Starting from nothing

Life in Erbil is a challenge for many displaced Christians from Mosul, even as the Church tries to help them. “These families are living one day at a time,” Firas says. “They left everything behind starting again with nothing.” Churches and non-governmental organizations have set up camps to help families with their needs. Some churches are supporting them by paying their rent so that they can live in homes with better conditions.

Most of these families cannot see a future in Iraq, Firas explains. “They don’t feel safe and most want to leave Iraq.” When part of the Mosul area was secured by the Iraqi military in the past, fighters from the so-called Islamic State still managed to get through. Homes were attacked, and many people were kidnapped or killed.

Church leaders in Erbil try to offer hope to the many struggling families, not wanting them to leave the country, but cannot guarantee them security if they return to their homes. “They fear that in three to five years, Iraq will be empty of Christians,” says Firas.
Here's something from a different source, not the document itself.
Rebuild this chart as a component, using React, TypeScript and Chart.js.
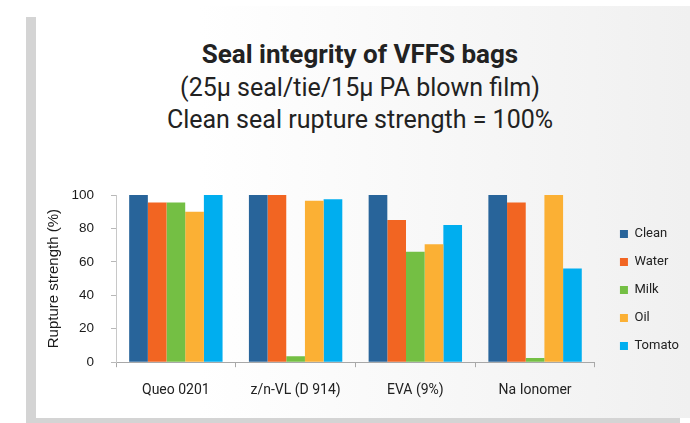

“I say to the young people “Never say there is no hope. There is always hope.”

Encouraging the youth

Firas describes troubling conditions in Iraq’s schools, which have lost many teachers. Teachers remaining in Iraq are struggling, and many children are not motivated to learn. Firas has seen an opportunity to give back to his country by reaching out to young people and guiding them from his own experience. He encourages them not to feel limited by their educational system and to look for other ways to develop themselves. Firas tells them, “Never say there is no hope. There is always hope.” He says: “Because of my experience at SAT-7, my faith has matured. When I came back, I noticed that most people’s faith is limited. They pray, but they have less hope.”

Asked if he feels safe, Firas replies, “I keep reminding myself of the Bible verse, ‘I will never leave you nor forsake you’ (Hebrews 13:5). It always gives me strength. I gave my life to Jesus, so I am not afraid.”